There is a certain process that you have to take in consideration when building a product. As our target are startups, we've had our share of ups and downs in figuring out the best solution to consider when building a product. The steps to take in consideration in building a great product, getting it launched on the market and having a positive feedback from final users are not that difficult, but they are needed to be followed in order to build up revenue and profit.
“Whatever your mind can conceive and believe, it can achieve.” - Napoleon Hill
Everybody has a lot of great ideas that want to get launched out there and have a great turnover from the very beginning. But, as a first step, you have to start defining your result through some very simple questions:
- What are you building?
- Why are you building it?
- How does it work?
- What main features do you need to get your product on the market?

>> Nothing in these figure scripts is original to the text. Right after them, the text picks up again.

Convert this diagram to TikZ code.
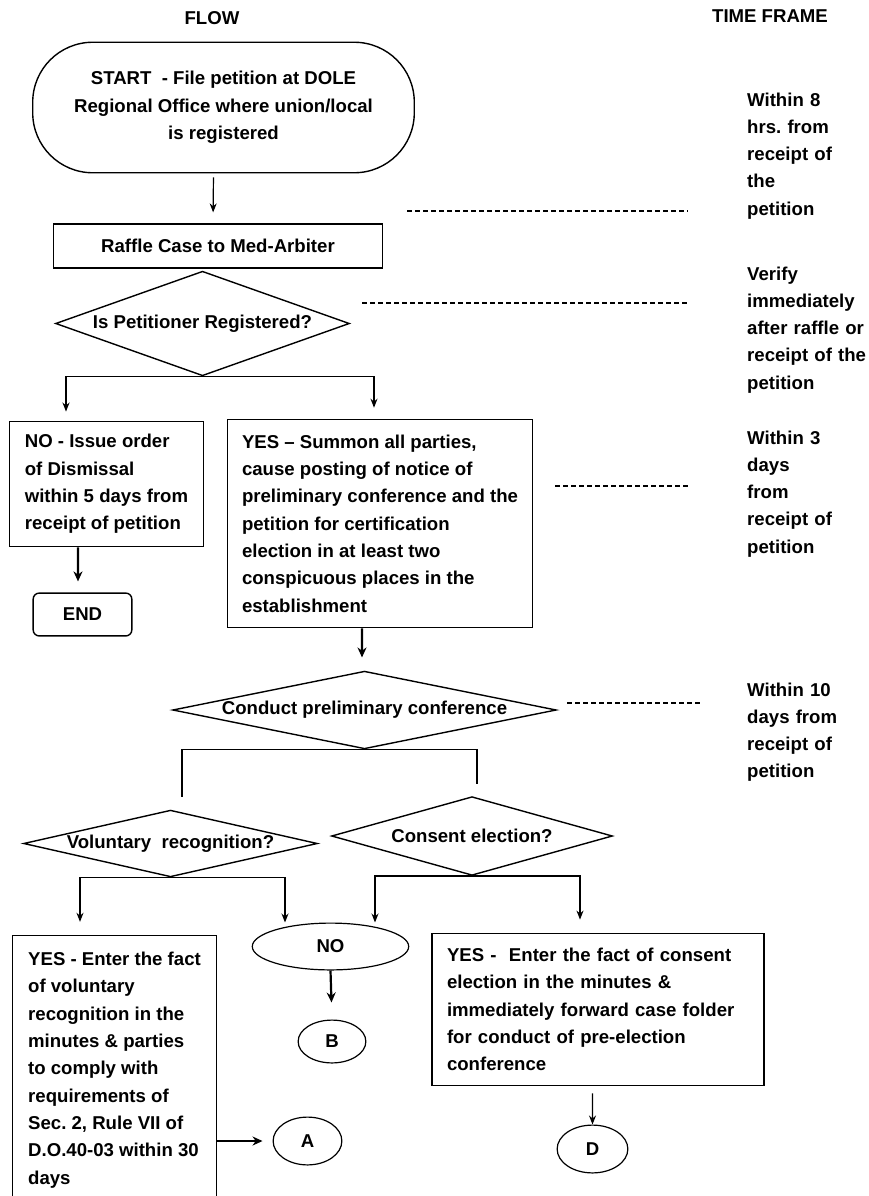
\documentclass[tikz,border=0pt]{standalone}
\usepackage{fontspec}
\setmainfont{Liberation Sans}
\usetikzlibrary{shapes.geometric,arrows.meta}
\frenchspacing

\begin{document}
\begin{tikzpicture}[x=1bp,y=-1bp,
    every node/.style={font=\fontsize{18.6bp}{27.3bp}\selectfont\bfseries},
    box/.style={draw, line width=1.4bp, align=left, inner sep=0pt},
    dia/.style={draw, diamond, line width=1.4bp, inner sep=0pt},
    oval/.style={draw, ellipse, line width=1.2bp, inner sep=0pt},
    link/.style={line width=1.2bp},
    arr/.style={line width=1.2bp, -{Stealth[length=9bp,width=7bp]}},
    arrT/.style={line width=2.2bp, -{Stealth[length=10bp,width=9bp]}},
    tline/.style={line width=1.3bp, dash pattern=on 5bp off 3bp},
    tf/.style={text width=130bp, align=left, anchor=base west, inner sep=0pt}]
    \useasboundingbox (0,0) rectangle (869,1196);

    \node (flow) at (212,18) {FLOW};
    \node (tframe) at (770,16) {TIME FRAME};

    \node[box, rounded corners=60bp, align=center, minimum width=383, minimum height=131] (start) at (223.5,107.5) {START\ \ - File petition at DOLE\\Regional Office where union/local\\is registered};
    \node[box, align=center, minimum width=330, minimum height=44] (raffle) at (218,246) {Raffle Case to Med-Arbiter};
    \node[dia, minimum width=295, minimum height=105] (reg) at (202.5,323.5) {\makebox[0pt]{Is Petitioner Registered?}};

    \node[box, minimum width=195, minimum height=126] (no) at (106.5,484) {NO - Issue order\\of Dismissal\\within 5 days from\\receipt of petition};
    \node[box, rounded corners=6bp, align=center, minimum width=99, minimum height=43] (fin) at (82.5,614.5) {END};
    \node[box, minimum width=306, minimum height=209] (yes) at (380,523.5) {YES – Summon all parties,\\cause posting of notice of\\preliminary conference and the\\petition for certification\\election in at least two\\conspicuous places in the\\establishment};

    \node[dia, minimum width=385, minimum height=78] (conf) at (364.5,710) {\makebox[0pt]{Conduct preliminary conference}};
    \node[dia, minimum width=295, minimum height=67] (vol) at (170.5,843.5) {\makebox[0pt]{Voluntary\ \ recognition?}};
    \node[dia, minimum width=282, minimum height=79] (cons) at (472,836) {\makebox[0pt]{Consent election?}};

    \node[oval, minimum width=157, minimum height=47] (nob) at (330.5,946.5) {NO};
    \node[oval, minimum width=68, minimum height=43] (B) at (332,1041.5) {B};
    \node[box, minimum width=205, minimum height=270] (yesv) at (114.5,1070) {YES - Enter the fact\\of voluntary\\recognition in the\\minutes \& parties\\to comply with\\requirements of\\Sec. 2, Rule VII of\\D.O.40-03 within 30\\days};
    \node[oval, minimum width=69, minimum height=48] (A) at (307.5,1141) {A};
    \node[box, text width=302bp, inner xsep=15bp, minimum height=153] (yesc) at (598,1009.5) {YES -\ \ Enter the fact of consent\\election in the minutes \&\\immediately forward case folder\\for conduct of pre-election\\conference};
    \node[oval, minimum width=71, minimum height=48] (D) at (592.5,1149) {D};

    % time frame column
    \node[tf] (tf1) at (747,106) {Within 8\\hrs. from\\receipt of\\the\\petition};
    \node[tf] (tf2) at (747,280) {Verify\\immediately\\after raffle or\\receipt of the\\petition};
    \node[tf] (tf3) at (747,444) {Within 3\\days\\from\\receipt of\\petition};
    \node[tf] (tf4) at (747,696) {Within 10\\days from\\receipt of\\petition};

    \draw[tline] (407,211) -- (688,211);
    \draw[tline] (362,303) -- (688,303);
    \draw[tline] (555,486) -- (688,486);
    \draw[tline] (567,703) -- (700,703);

    % flow connectors
    \draw[arr, shorten <=4bp, shorten >=11bp] ([xshift=-10bp]start.south) -- ([xshift=-5bp]raffle.north);
    \draw[arr] (reg.south) -| ([xshift=-40.5bp, yshift=9bp]no.north);
    \draw[arr] (reg.south) -| ([xshift=-6bp, yshift=11bp]yes.north);
    \draw[arrT] ([xshift=-28.5bp]no.south) -- ([xshift=-4.5bp, yshift=11bp]fin.north);
    \draw[arrT] ([xshift=-18bp]yes.south) -- ([xshift=-2.5bp, yshift=13bp]conf.north);

    \draw[link] (conf.south) -| ([xshift=11.5bp, yshift=12bp]vol.north);
    \draw[link] (conf.south) -| ([xshift=5bp, yshift=11.5bp]cons.north);

    \draw[arr] (vol.south) -| ([xshift=-34.5bp, yshift=13bp]yesv.north);
    \draw[arr] (vol.south) -| ([xshift=-45.5bp]nob.north);
    \draw[arr] (cons.south) -| ([xshift=44.5bp]nob.north);
    \draw[arr] (cons.south) -| ([xshift=-18bp, yshift=13bp]yesc.north);

    \draw[arrT, shorten >=17bp] (nob.south) -- (B.north);
    \draw[arrT, shorten >=10bp] (yesv.east |- A.west) -- (A.west);
    \draw[arr] ([xshift=-5.5bp, yshift=-7bp]yesc.south) -- (D.north);
\end{tikzpicture}
\end{document}
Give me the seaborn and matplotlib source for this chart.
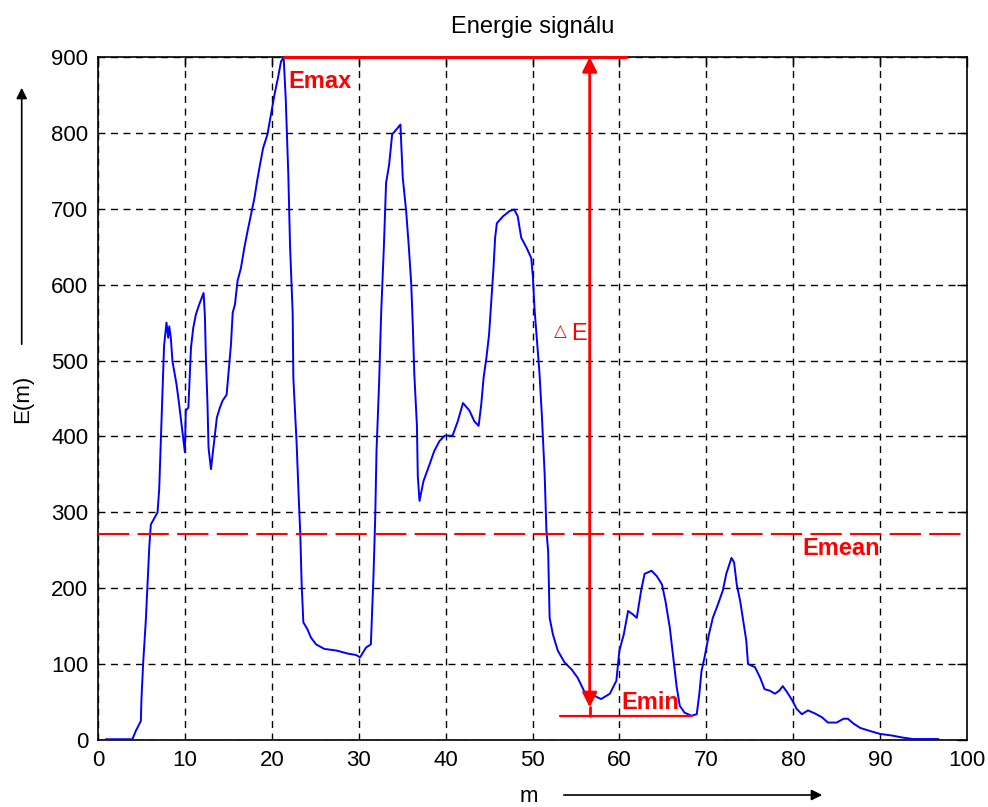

- What actions do you need to build in order to launch?
- With what main features can you get out there?
We did talk a bit about MVPs and their necessity when starting to build up your product. The vision and strategy all represent this MVP and make a clear understanding of what features need to be present from the very beginning and what features could be easily added during the process, based on your user feedback or simply based on your budget or resources.
A website wireframe is a kind of a blueprint, a guide that represents the skeletal representation of the website framework. In short, "a wireframe depicts the page layout or arrangement of the website’s content, including interface elements and navigational systems, and how they work together". (Wikipedia)
Basically, in this step you define:
- what the screens are going to look like
- what the actual product is going to do.
You can easily do this step on a piece of paper, powerpoint, or throughout any application that you find suitable. You really have to think about the whole user journey on this and realize what happens when the information reaches the user and how you translate that information into viable coding with real data. The fun part regarding wireframing is the fact that it can be done by anyone in your startup, meaning that you don't really need to be a tech person in order to envision how your product should look like.
3. UI/UX design
The difference between wireframing and design is that on a wireframe you don't have any design, no colour, no style, being focused on the screens, the functionality and the user flow. The design is based on:
- bringing to life your wireframe
- creating a colour palette that would work for your product and brand
- selecting the fonts that you're going to implement in your product
- developing a workable style.
By the time you are done with UI/UX you should have a clear realistic picture of how your user will interact with the product. This also is a great time to get some feedback from people on what they really think about your application.
On this step, you can actually start thinking about the engineering team. You can start building one, or if you already have a team prepared you can start sharing this info with them. We do guide you that you select a team of developers dedicated to having functionality for front and back-end development and also choose the right amount of developers needed for your product.
This step is reserved for the technical standards that you want to include in your product:
- What technology/es you are going to build in
- What frameworks are you going to use
- What other tools or platforms are you going to integrate into your product
Of course you can change and adapt the architecture while you are building your product, but we do encourage you to start up front with these details as well, in order to not rebuild some aspects later in your project.
Now we come to the "getting down to business" part. In this step, you start doing stuff that you can see and quantify. It's all about breaking down each part of your project, each screen from the wireframe part, in user stories. This means that you'll need to direct your team into what functionality they will start building first and with what they should continue. Hiring a PHP developer can be very helpful in the development stage.
At this part you can include what management tool you're going to use, communication tools, building your Daily Stand-ups and how you're including them in getting your product out on the market.